Sayyed Mohamed Hassan El Amine: Arab divisions are caused by the absence of a true project

Wissam Al Amine conducted an interview Muslim scholar Mohamed Hassan al-Amine around the lack of a true Arab unity project, and the questionable projects of the past that had ulterior motives.

In the opinion of the Muslim scholar Mohamed Hassan al-Amine, it is impossible to talk about the failure of the Arab project because the question that arises before it is, was there ever a true Arab project to be judged in the first place?

“We believe that the Arab project is a great idea that has not been completed or at least no plans and strategies have been put in place for this project except by the groups of unity. Cooperation and integration in the matter have remained slogans and have never turned into real projects,” said Al-Amine.

“From our point of view, the true Arab project is almost impossible in light of the current regional and international realities and even on the cultural and moral level, although the Arab people have seen in some decades of the past century promises of unity, socialism and equality, Its aim was only to consolidate the rule in this or that country.”Al-Amine further explains that “Even the project which was the unity between Egypt and Syria as a beginning for the era of unity, failed at a record speed. That helped perpetuate disintegration of unity among the Arab peoples, and failure in the areas of growth and education. This has limited aspirations to a point where unity becomes a target for each individual state and the risk of fragmentation within each country and the response to it became the highest goal of national and political action. The project of liberation, i.e. the liberation of Palestine, which was the axis of emotional and objective national and national cohesion, was limited by the constant defeats to the point that the general goal became how to reconcile with the Zionist entity and limit its expansionist ambitions. In these circumstances, there are repercussions that cannot be positive and results that cannot be coveted, but they are now at the current stage the effects that have risen from the Arab disintegration.”

Mr. Al-Amin stressed that “On this occasion, I would like to present my opinion which may seem strange, despite its obviousness, that the Arab conflicts in the Arab regions and within each region between the public and the authority were mostly due to the so-called Arab revolutions. In fact, these revolutions were nothing more than military coups that had nothing to do with the culture of revolution and the change they are supposed to ensure. It was just a deceit for the masses to accept the removal of old regimes. The surprising fact is that had the systems that existed before the revolutions continued, they could have been more capable of drafting an Arab project. Unfortunately, we still consider the age of these royal regimes and others an age of decline, despite the severity of the degeneration caused by the following Arab regimes.
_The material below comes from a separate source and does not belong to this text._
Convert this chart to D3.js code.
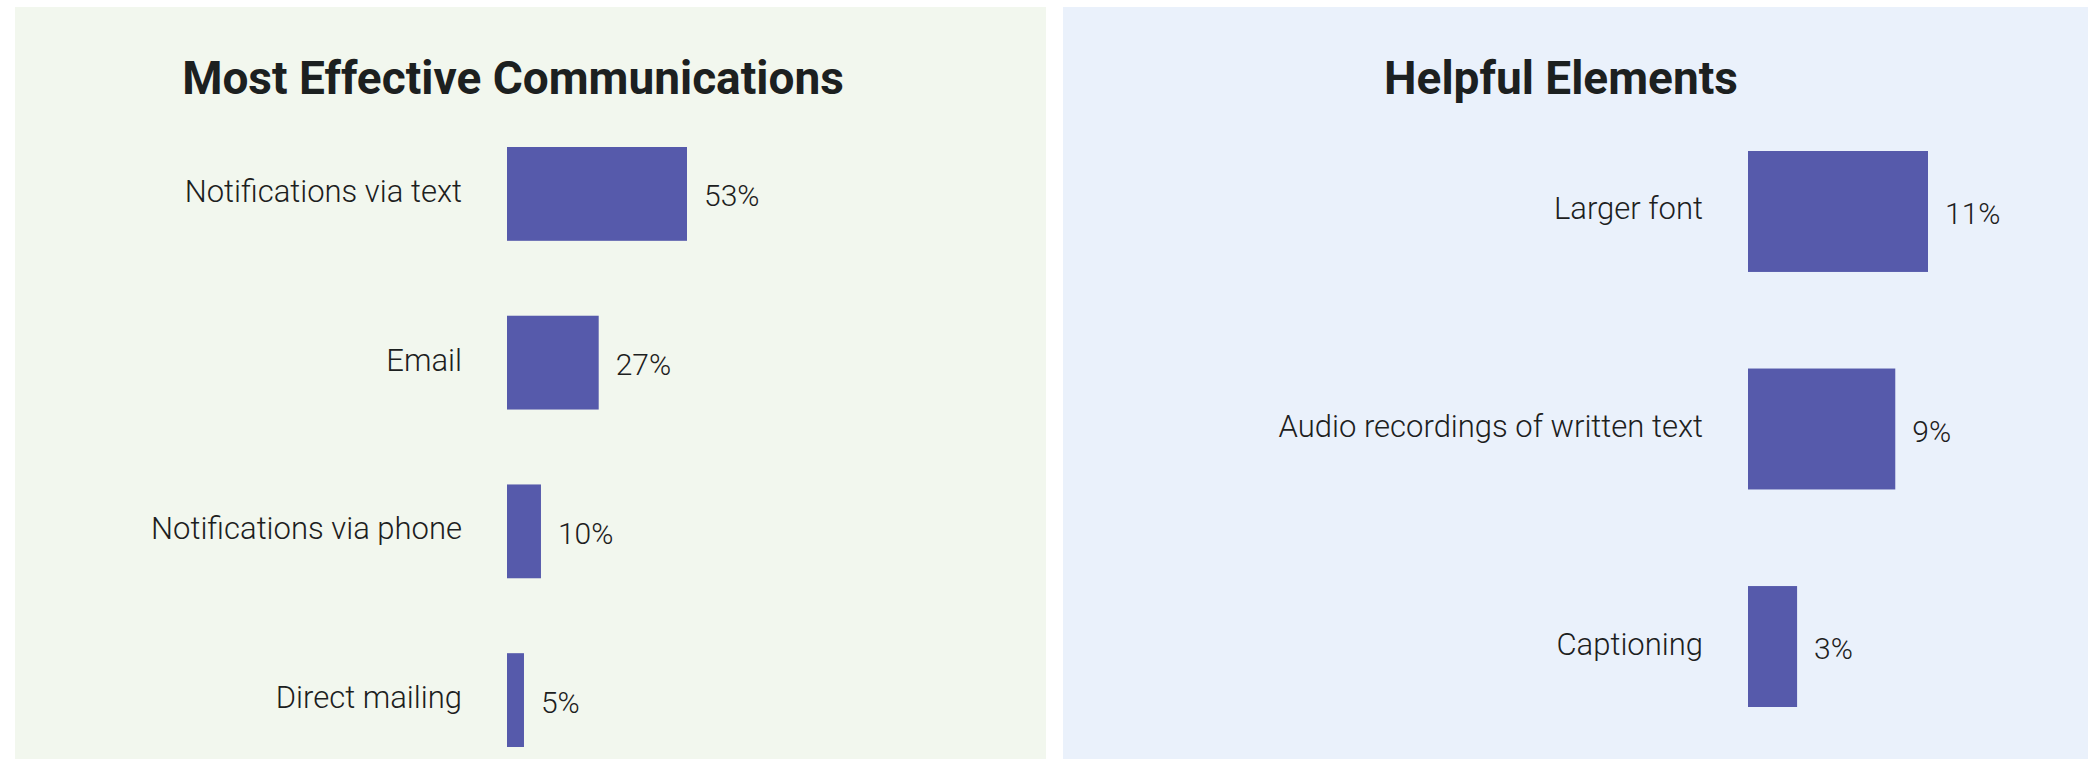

Al-Amine concludes saying: “We are not countries but tribes governed by the element of oppression and domination imposed by the authorities on their people or between by entities on less powerful entities. The people within the state are oppressed and defeated, and the state is regarded as defeated by the world’s powerful states. In terms of the balance of power, we are weak compared to the US and the powerful countries. However, I wonder how countries like Norway or Scandinavian countries in general, that are not as powerful as the US, have their own independent decision? The answer is that they are true states in the real sense, not quasi-states.”